Explain the design considerations for high availability.▶
Use redundancy, failover, replication, load balancing, health checks, and disaster recovery plans.
What is the role of a service mesh?▶
A service mesh manages service-to-service communication, providing features like load balancing, security, and observability transparently.
How do you design a scalable notification system?▶
Use message queues, fan-out mechanisms, push notifications, and ensure persistence with retries and monitoring.
Explain database partitioning strategies.▶
Horizontal partitioning (sharding), vertical partitioning, and functional partitioning to improve performance and manageability.
How do you implement fault tolerance?▶
Through replication, failover, retries, idempotent operations, and monitoring to detect and recover from failures quickly.
What is load shedding?▶
Dropping excess traffic or requests when the system is overloaded to maintain overall system stability.
What is eventual consistency and how do you handle conflicts?▶
Eventual consistency means data updates eventually propagate; conflicts are resolved via timestamps, version vectors, or application logic.
What is data lake and how does it differ from data warehouse?▶
Data lakes store raw, unstructured data at scale; data warehouses store structured, processed data optimized for analysis.
What is throttling?▶
Throttling controls the usage of resources by limiting client request rates to prevent abuse or overload.

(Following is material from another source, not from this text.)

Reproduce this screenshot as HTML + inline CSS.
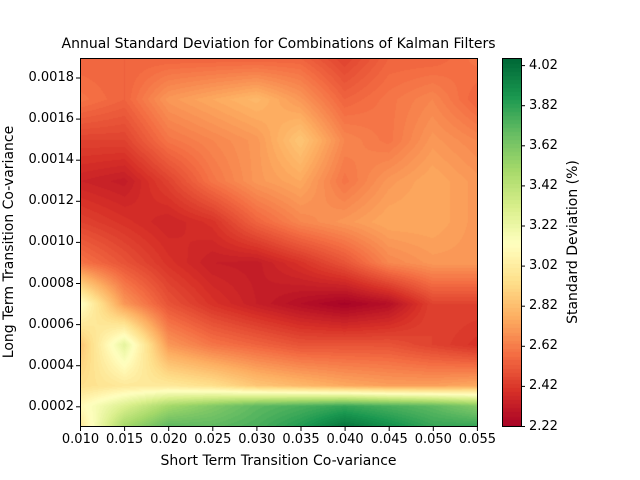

Explain how to design a URL shortening service.▶
Use hashing or unique ID generation, database for mapping, caching, and a redirection mechanism with scalability considerations.
What are bloom filters and their use-cases?▶
A space-efficient probabilistic data structure used to test membership with false positives, used in caching and databases.
What is backpressure and how do you handle it?▶
Backpressure manages data flow to prevent resource exhaustion by signaling producers to slow down or buffer data.
How do you design a recommendation system?▶
Use collaborative filtering, content-based filtering, or hybrid approaches with data storage, ranking, and personalization.